추론 기반 이미지 생성부터 동적 세계 모델링까지, AI 멀티모달 기술의 새로운 지평

인공지능 분야에서 텍스트와 이미지를 함께 다루는 멀티모달(multimodal) 기술이 빠르게 진화하고 있습니다. 최근 Papers with Code에 공개된 연구들은 단순히 이미지를 생성하거나 분석하는 수준을 넘어, 복잡한 추론 과정을 거쳐 이미지를 만들고, 실시간으로 변화하는 세계를 모델링하며, 효율적으로 시각 정보를 처리하는 방향으로 발전하고 있음을 보여줍니다.

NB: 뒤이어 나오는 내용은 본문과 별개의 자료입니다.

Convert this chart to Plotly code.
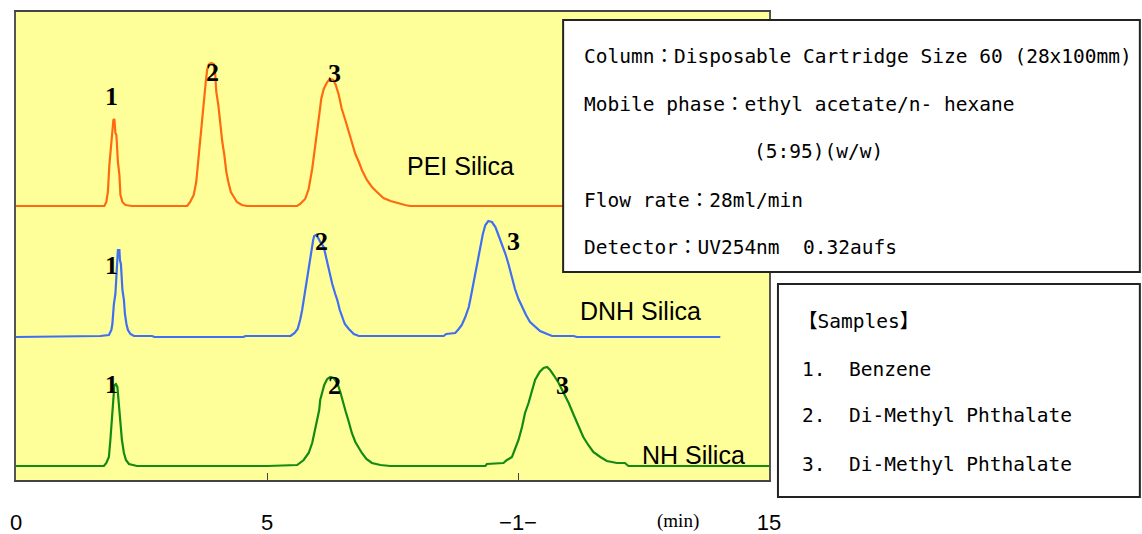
import plotly.graph_objects as go

# ---- data (time in min, signal above each baseline) ----
pei_time = [0, 1.76, 1.80, 1.83, 1.86, 1.90, 1.92, 1.94, 1.96, 1.98, 2.00, 2.03, 2.06, 2.08, 2.12, 2.18, 2.31,
            3.41, 3.47, 3.54, 3.59, 3.62, 3.66, 3.70, 3.74, 3.78, 3.81, 3.85, 3.89, 3.94, 3.97, 3.99, 4.03, 4.07,
            4.11, 4.15, 4.19, 4.23, 4.28, 4.34, 4.40, 4.50, 4.60,
            5.60, 5.66, 5.76, 5.83, 5.90, 5.94, 6.00, 6.04, 6.08, 6.13, 6.20, 6.25, 6.32, 6.37, 6.43, 6.49, 6.56,
            6.63, 6.69, 6.76, 6.83, 6.89, 6.99, 7.09, 7.19, 7.32, 7.46, 7.59, 7.75, 7.85, 15]
pei_signal = [0, 0, 4, 14, 41, 64, 72, 86, 87, 73, 71, 44, 31, 11, 4, 1, 0,
              0, 4, 11, 24, 41, 57, 84, 107, 124, 137, 142, 143, 142, 131, 114, 101, 81,
              64, 51, 34, 24, 14, 9, 4, 1, 0,
              0, 2, 7, 17, 37, 54, 74, 91, 107, 117, 124, 127, 126, 121, 111, 97, 86,
              74, 62, 52, 44, 36, 26, 19, 14, 8, 5, 3, 1, 0, 0]

dnh_time = [0, 1.68, 1.85, 1.90, 1.92, 1.95, 1.98, 2.00, 2.02, 2.03, 2.06, 2.07, 2.09, 2.12, 2.15, 2.17, 2.20,
            2.23, 2.28, 2.35, 2.71, 2.76, 4.53, 4.57,
            5.47, 5.55, 5.61, 5.66, 5.70, 5.74, 5.78, 5.81, 5.84, 5.86, 5.89, 5.92, 5.94, 5.98, 6.02, 6.06, 6.13,
            6.16, 6.21, 6.25, 6.30, 6.36, 6.40, 6.45, 6.50, 6.55, 6.63, 6.73, 6.83,
            8.52, 8.57, 8.75, 8.82, 8.88, 8.95, 9.02, 9.06, 9.11, 9.17, 9.21, 9.26, 9.30, 9.35, 9.41, 9.48, 9.55,
            9.61, 9.68, 9.75, 9.81, 9.88, 9.94, 10.01, 10.08, 10.16, 10.24, 10.34, 10.44, 10.58, 10.68, 11.11,
            11.17, 14.03]
dnh_signal = [0, 1, 2, 7, 13, 33, 43, 63, 77, 87, 87, 77, 73, 47, 37, 23, 13,
              7, 3, 1, 1, 0, 0, 1,
              1, 4, 8, 17, 27, 40, 50, 60, 70, 80, 90, 97, 101, 102, 99, 95, 90,
              83, 73, 63, 53, 43, 37, 27, 20, 13, 8, 3, 1,
              1, 3, 4, 8, 12, 20, 30, 40, 53, 67, 80, 93, 103, 112, 116, 115, 110,
              102, 93, 83, 73, 60, 48, 38, 30, 22, 15, 10, 6, 3, 1, 1,
              0, 0]

nh_time = [0, 1.75, 1.80, 1.85, 1.88, 1.91, 1.94, 1.95, 1.96, 1.99, 2.02, 2.03, 2.06, 2.08, 2.11, 2.15, 2.19,
           2.25, 2.41,
           5.00, 5.60, 5.73, 5.83, 5.90, 5.94, 6.00, 6.04, 6.06, 6.10, 6.14, 6.20, 6.26, 6.33, 6.40, 6.46, 6.51,
           6.57, 6.63, 6.69, 6.76, 6.83, 6.89, 6.98, 7.09, 7.26, 7.46,
           9.35, 9.38, 9.71, 9.78, 9.88, 9.94, 10.01, 10.08, 10.14, 10.21, 10.28, 10.34, 10.43, 10.51, 10.58,
           10.64, 10.71, 10.81, 10.91, 11.01, 11.11, 11.21, 11.30, 11.40, 11.50, 11.64, 11.77, 11.97, 12.13,
           12.20, 15.0]
nh_signal = [0, 0, 3, 9, 26, 46, 63, 73, 81, 82, 79, 73, 56, 39, 26, 13, 6,
             2, 0,
             0, 1, 6, 13, 23, 33, 46, 56, 66, 73, 81, 87, 89, 88, 83, 74, 66,
             54, 44, 33, 24, 18, 13, 7, 3, 1, 0,
             0, 2, 3, 6, 9, 16, 26, 39, 53, 63, 76, 86, 94, 98, 99,
             96, 91, 83, 73, 63, 51, 39, 29, 21, 14, 9, 5, 3, 3,
             0, 0]

series_names = ["PEI Silica", "DNH Silica", "NH Silica"]
series_offsets = [274, 143, 14]
series_colors = ["#FF6A10", "#3F6FF2", "#138A13"]

tick_values = [0, 5, 10, 15]
tick_labels = ["0", "5", "−1−", "15"]

peak_numbers = ["1", "2", "3"]
peak_label_times = [[1.90, 3.91, 6.34], [1.90, 6.08, 9.92], [1.90, 6.34, 10.88]]
peak_label_heights = [[110, 134, 133], [72, 96, 96], [82, 81, 81]]

series_label_times = [8.85, 12.45, 13.49]
series_label_heights = [40, 26, 11]

conditions = ["Column：Disposable Cartridge Size 60 (28x100mm)",
              "Mobile phase：ethyl acetate/n- hexane",
              "(5:95)(w/w)",
              "Flow rate：28ml/min",
              "Detector：UV254nm  0.32aufs"]
samples = ["【Samples】",
           "1.  Benzene",
           "2.  Di-Methyl Phthalate",
           "3.  Di-Methyl Phthalate"]

# ---- figure ----
fig = go.Figure()
all_t = [pei_time, dnh_time, nh_time]
all_s = [pei_signal, dnh_signal, nh_signal]
for name, t, s, off, col in zip(series_names, all_t, all_s, series_offsets, series_colors):
    fig.add_trace(go.Scatter(x=t, y=[v + off for v in s], mode="lines", name=name,
                             line=dict(color=col, width=2.2), showlegend=False, hoverinfo="skip"))

ann = []
serif = dict(family="Liberation Serif", size=26, color="#000")
for times, heights, off in zip(peak_label_times, peak_label_heights, series_offsets):
    for num, tt, hh in zip(peak_numbers, times, heights):
        ann.append(dict(x=tt, y=off + hh, text="<b>" + num + "</b>", showarrow=False,
                        xref="x", yref="y", font=serif))
for name, tt, hh, off in zip(series_names, series_label_times, series_label_heights, series_offsets):
    ann.append(dict(x=tt, y=off + hh, text=name, showarrow=False, xref="x", yref="y",
                    font=dict(family="Liberation Sans", size=25, color="#000")))

mono = dict(family="DejaVu Sans Mono, Noto Sans CJK JP", size=19.5, color="#000")
cond_y = [0.904, 0.803, 0.701, 0.598, 0.496]
cond_x = [0.752, 0.752, 0.977, 0.752, 0.752]
for txt, xx, yy in zip(conditions, cond_x, cond_y):
    ann.append(dict(x=xx, y=yy, xref="paper", yref="paper", text=txt, showarrow=False,
                    xanchor="left", yanchor="middle", font=mono))
samp_y = [0.338, 0.237, 0.137, 0.034]
samp_x = [1.036, 1.041, 1.041, 1.041]
for txt, xx, yy in zip(samples, samp_x, samp_y):
    ann.append(dict(x=xx, y=yy, xref="paper", yref="paper", text=txt, showarrow=False,
                    xanchor="left", yanchor="middle", font=mono))

ann.append(dict(x=13.18, y=-0.088, xref="x", yref="paper", text="(min)", showarrow=False,
                yanchor="middle", font=dict(family="Liberation Serif", size=19, color="#000")))

shapes = [
    dict(type="rect", xref="paper", yref="paper", x0=0.7266, x1=1.4925, y0=0.4444, y1=0.983,
         fillcolor="white", line=dict(color="#222", width=2), layer="above"),
    dict(type="rect", xref="paper", yref="paper", x0=1.0119, x1=1.4925, y0=-0.0363, y1=0.4188,
         fillcolor="white", line=dict(color="#222", width=2), layer="above"),
]

fig.update_layout(
    width=1142, height=534,
    margin=dict(l=16, r=373, t=12, b=54, autoexpand=False),
    paper_bgcolor="white", plot_bgcolor="#FFFF99",
    annotations=ann, shapes=shapes, showlegend=False,
    xaxis=dict(range=[0, 15], tickvals=tick_values, ticktext=tick_labels, ticks="inside",
               ticklen=7, tickcolor="#444", showgrid=False, zeroline=False,
               showline=True, linecolor="#444", linewidth=1.5, mirror=True,
               ticklabelstandoff=22, automargin=False,
               tickfont=dict(family="Liberation Sans", size=22, color="#000")),
    yaxis=dict(range=[0, 468], showticklabels=False, ticks="", showgrid=False, zeroline=False,
               showline=True, linecolor="#555", linewidth=1.5, mirror=True, automargin=False),
)

fig.write_html("out.html", config={"displayModeBar": False},
               post_script="document.body.style.margin='0';document.body.style.overflow='hidden';")
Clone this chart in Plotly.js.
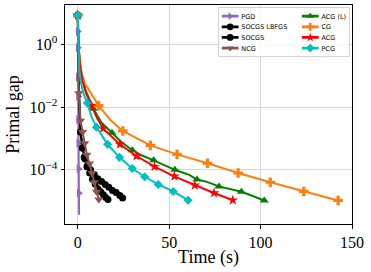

추론과 생성을 하나로: UniGRPO의 통합 접근법

Jie Liu와 연구팀이 2026년 3월 24일 발표한 UniGRPO(Unified Policy Optimization for Reasoning-Driven Visual Generation)는 텍스트와 이미지를 번갈아 생성할 수 있는 통합 모델을 위한 새로운 강화학습 프레임워크입니다. 이 논문은 텍스트 생성에는 자기회귀(autoregressive) 모델링을, 이미지 생성에는 플로우 매칭(flow matching) 기법을 결합하는 방식에 주목합니다.

여기서 ‘자기회귀 모델링’이란 이전에 생성된 단어들을 바탕으로 다음 단어를 예측하는 방식을 말합니다. 마치 문장을 쓸 때 앞에 쓴 내용을 보고 다음 단어를 선택하는 것과 같습니다. ‘플로우 매칭’은 단순한 노이즈에서 시작해 점진적으로 원하는 이미지로 변환해가는 기법으로, 최근 이미지 생성 분야에서 각광받고 있습니다.

UniGRPO의 핵심은 이 두 가지 서로 다른 생성 방식을 하나의 강화학습 프레임워크로 통합했다는 점입니다. 강화학습은 AI가 시행착오를 통해 스스로 학습하는 방법으로, 이 경우 ‘어떻게 하면 더 좋은 텍스트와 이미지를 생성할 수 있을까’를 학습하게 됩니다. 이는 단순히 데이터를 모방하는 것을 넘어, 추론 과정을 거쳐 더 창의적이고 맥락에 맞는 결과물을 만들어낼 수 있는 가능성을 열어줍니다.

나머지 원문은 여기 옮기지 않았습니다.